_WHAT YOU NEED TO DO_.
Return the material exactly, first line through the line containing "const xTickLabels = [0,300,600,900];", and nothing more. Pictures stay out.

_DATASET EXCERPT_.
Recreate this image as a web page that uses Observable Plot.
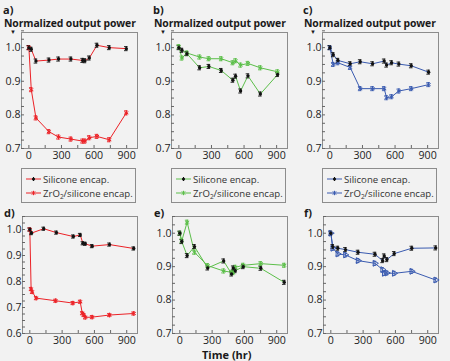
<!DOCTYPE html>
<html><head><meta charset="utf-8">
<script src="https://cdn.jsdelivr.net/npm/d3@7"></script>
<script src="https://cdn.jsdelivr.net/npm/@observablehq/plot@0.6"></script>
<style>
html,body{margin:0;padding:0;background:#f2f2f2;}
#root{position:relative;width:450px;height:361px;background:#f2f2f2;font-family:"Open Sans",sans-serif;color:#1a1a1a;overflow:hidden}
.abs{position:absolute;white-space:nowrap;line-height:1}
.lab{font-weight:bold;font-size:11px}
.ttl{font-weight:bold;font-size:10.4px;letter-spacing:-0.1px}
.tri{font-size:6px}
.leg{position:absolute;width:115px;height:35px;border:1px solid #8c8c8c;box-sizing:border-box;font-size:9.6px;color:#333}
.leg .row{position:absolute;left:3px;height:12px;display:flex;align-items:center;white-space:nowrap}
.leg svg{margin-right:1px}
.leg .sb{font-size:6.5px;position:relative;top:2.5px}
.panel{position:absolute}
</style></head>
<body><div id="root"></div>
<script>
// ---------- data ----------
const panelLetters = ["a)","b)","c)","d)","e)","f)"];
const seriesNames = ["Silicone encap.","ZrO2/silicone encap."];
const yTickLabelsTop = [0.7,0.8,0.9,1.0];
const yTickLabelsD = [0.6,0.7,0.8,0.9,1.0];
const xTickLabels = [0,300,600,900];

// panel a
const tA = [0,22,65,185,273,387,495,516,556,627,740,897];
const aSi = [1.0,0.995,0.960,0.963,0.966,0.966,0.962,0.961,0.969,1.007,1.0,0.997];
const aZr = [1.0,0.875,0.791,0.750,0.734,0.728,0.722,0.722,0.732,0.736,0.726,0.806];
// panel b
const tB = [0,28,74,191,276,390,497,522,568,636,750,909];
const bSi = [1.0,0.992,0.982,0.940,0.944,0.932,0.903,0.915,0.871,0.916,0.862,0.920];
const bZr = [1.003,0.969,0.984,0.972,0.967,0.967,0.955,0.961,0.948,0.953,0.940,0.928];
// panel c
const tC = [0,31,74,187,279,393,500,522,568,635,749,909];
const cSi = [1.0,0.979,0.962,0.952,0.958,0.952,0.960,0.948,0.955,0.951,0.946,0.927];
const cZr = [1.0,0.950,0.955,0.941,0.878,0.878,0.878,0.851,0.854,0.871,0.878,0.890];
// panel d
const tDSi = [0,15,129,247,404,468,493,515,579,740,965];
const dSi = [1.0,0.986,1.003,0.988,0.973,0.979,0.947,0.945,0.936,0.942,0.927];
const tDZr = [0,12,22,59,240,400,468,487,502,515,579,740,965];
const dZr = [1.0,0.771,0.760,0.736,0.726,0.717,0.722,0.678,0.671,0.662,0.663,0.671,0.677];
// panel e
const tE = [0,18,68,136,259,407,481,496,515,589,752,970];
const eSi = [1.0,0.975,0.933,0.960,0.896,0.917,0.878,0.896,0.888,0.900,0.895,0.853];
const eZr = [1.0,0.977,1.033,0.943,0.903,0.887,0.883,0.882,0.898,0.904,0.909,0.904];
// panel f
const tF = [0,18,65,136,253,410,481,496,521,589,752,974];
const fSi = [1.0,0.960,0.955,0.951,0.943,0.937,0.918,0.932,0.921,0.939,0.955,0.956];
const fZr = [1.0,0.955,0.938,0.935,0.918,0.910,0.891,0.880,0.881,0.880,0.886,0.860];

const errSi = 0.006, errZr = 0.006;
const RED = "#ec2227", GREEN = "#5cbf4a", BLUE = "#3a5bb0", BLACK = "#111";

// ---------- drawing ----------
const root = document.getElementById("root");
function add(el){root.appendChild(el);return el;}
function div(cls, html, left, topPx){const d=document.createElement("div");d.className="abs "+cls;d.innerHTML=html;d.style.left=left+"px";d.style.top=topPx+"px";return add(d);}

function rows(t, v, s){return t.map((x,i)=>({t:x, v:v[i], s}));}

function panel(opt){
  const si = rows(opt.tSi, opt.si, "si"), zr = rows(opt.tZr, opt.zr, "zr");
  const yminor = d3.range(opt.yDomain[0], 1.0501, 0.025);
  const marks = [
    Plot.frame({stroke:"#8c8c8c"}),
    Plot.axisX({ticks:d3.range(0,1001,150), tickSize:3, dy:-3, tickFormat:()=>"", stroke:"#666", label:null}),
    Plot.axisY({ticks:yminor, tickSize:3, dx:3, tickFormat:()=>"", stroke:"#666", label:null}),
    Plot.axisX({ticks:xTickLabels, tickSize:0, tickPadding:3, tickFormat:d=>String(d), fill:"#222", label:null}),
    Plot.axisY({ticks:opt.yLabels, tickSize:0, tickPadding:1, tickFormat:d3.format(".1f"), fill:"#222", label:null}),
    Plot.line(zr, {x:"t", y:"v", stroke:opt.color, strokeWidth:1}),
    Plot.line(si, {x:"t", y:"v", stroke:opt.color, strokeWidth:1}),
  ];
  for (const [data, err, col] of [[zr, errZr, opt.color],[si, errSi, BLACK]]) {
    marks.push(Plot.ruleX(data, {x:"t", y1:d=>d.v-err, y2:d=>d.v+err, stroke:col, strokeWidth:0.9}));
    marks.push(Plot.ruleY(data, {y:d=>d.v-err, x1:"t", x2:"t", insetLeft:-1.8, insetRight:-1.8, stroke:col, strokeWidth:0.9}));
    marks.push(Plot.ruleY(data, {y:d=>d.v+err, x1:"t", x2:"t", insetLeft:-1.8, insetRight:-1.8, stroke:col, strokeWidth:0.9}));
  }
  marks.push(Plot.dot(zr, {x:"t", y:"v", symbol:opt.zrSymbol, r:2.2, stroke:opt.color, fill:"none", strokeWidth:1, rotate:opt.zrRotate||0}));
  marks.push(Plot.dot(si, {x:"t", y:"v", r:1.7, fill:BLACK, stroke:null}));
  const p = Plot.plot({
    width:150, height:opt.h, marginLeft:opt.ml, marginRight:opt.mr, marginTop:opt.mt, marginBottom:opt.mb,
    style:{background:"transparent", fontFamily:"'Open Sans',sans-serif", fontSize:"10.6px", color:"#222", overflow:"visible"},
    x:{domain:[-68,1000], label:null},
    y:{domain:opt.yDomain, label:null},
    marks
  });
  p.classList.add("panel");
  p.style.left = opt.left+"px"; p.style.top = opt.topPx+"px";
  add(p);
}

const topRow = {h:166, mt:32, mb:18, ml:21, mr:13, yDomain:[0.7,1.045], yLabels:yTickLabelsTop, topPx:0, zrSymbol:"asterisk"};
panel({...topRow, left:0, color:RED, tSi:tA, si:aSi, tZr:tA, zr:aZr});
panel({...topRow, left:150, color:GREEN, tSi:tB, si:bSi, tZr:tB, zr:bZr});
panel({...topRow, left:300, ml:22, mr:12, color:BLUE, tSi:tC, si:cSi, tZr:tC, zr:cZr});
const botRow = {h:181, mt:36, mb:28, ml:22, mr:13, topPx:180, zrSymbol:"asterisk"};
panel({...botRow, left:0, yDomain:[0.6,1.05], yLabels:yTickLabelsD, color:RED, tSi:tDSi, si:dSi, tZr:tDZr, zr:dZr});
panel({...botRow, left:150, yDomain:[0.7,1.05], yLabels:yTickLabelsTop, color:GREEN, tSi:tE, si:eSi, tZr:tE, zr:eZr});
panel({...botRow, left:300, ml:23, mr:12, yDomain:[0.7,1.05], yLabels:yTickLabelsTop, color:BLUE, tSi:tF, si:fSi, tZr:tF, zr:fZr, zrSymbol:"triangle", zrRotate:90});

// titles
[0,150,300].forEach((x,i)=>{
  div("lab", panelLetters[i], x+3, 4);
  div("ttl", "Normalized output power", x+4, 17.5);
  div("tri", "▼", x+10, 29);
});
[0,150,300].forEach((x,i)=>{
  div("lab", panelLetters[i+3], x+4, 207);
});
div("lab", "Time (hr)", 202, 348.5);

// legends
const legColors = [RED, GREEN, BLUE];
const legLefts = [21, 171, 322];
legColors.forEach((c,i)=>{
  const L = document.createElement("div"); L.className="leg";
  L.style.left = legLefts[i]+"px"; L.style.top = "168px";
  const sym = `<svg width="17" height="10"><line x1="1" x2="16" y1="5" y2="5" stroke="${c}" stroke-width="1"/>`;
  L.innerHTML =
   `<div class="row" style="top:4px">${sym}<circle cx="8.5" cy="5" r="1.6" fill="#111"/><line x1="8.5" x2="8.5" y1="3" y2="7" stroke="#111"/></svg><span>${seriesNames[0]}</span></div>`+
   `<div class="row" style="top:18px">${sym}<path d="M6.8,3.3L10.2,6.7M10.2,3.3L6.8,6.7M8.5,2.8V7.2" stroke="${c}" stroke-width="1" fill="none"/></svg><span>ZrO<span class="sb">2</span>/silicone encap.</span></div>`;
  add(L);
});
</script></body></html>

_COMPLETED EXERCISE_.
Recreate this image as a web page that uses Observable Plot.
<!DOCTYPE html>
<html><head><meta charset="utf-8">
<script src="https://cdn.jsdelivr.net/npm/d3@7"></script>
<script src="https://cdn.jsdelivr.net/npm/@observablehq/plot@0.6"></script>
<style>
html,body{margin:0;padding:0;background:#f2f2f2;}
#root{position:relative;width:450px;height:361px;background:#f2f2f2;font-family:"Open Sans",sans-serif;color:#1a1a1a;overflow:hidden}
.abs{position:absolute;white-space:nowrap;line-height:1}
.lab{font-weight:bold;font-size:11px}
.ttl{font-weight:bold;font-size:10.4px;letter-spacing:-0.1px}
.tri{font-size:6px}
.leg{position:absolute;width:115px;height:35px;border:1px solid #8c8c8c;box-sizing:border-box;font-size:9.6px;color:#333}
.leg .row{position:absolute;left:3px;height:12px;display:flex;align-items:center;white-space:nowrap}
.leg svg{margin-right:1px}
.leg .sb{font-size:6.5px;position:relative;top:2.5px}
.panel{position:absolute}
</style></head>
<body><div id="root"></div>
<script>
// ---------- data ----------
const panelLetters = ["a)","b)","c)","d)","e)","f)"];
const seriesNames = ["Silicone encap.","ZrO2/silicone encap."];
const yTickLabelsTop = [0.7,0.8,0.9,1.0];
const yTickLabelsD = [0.6,0.7,0.8,0.9,1.0];
const xTickLabels = [0,300,600,900];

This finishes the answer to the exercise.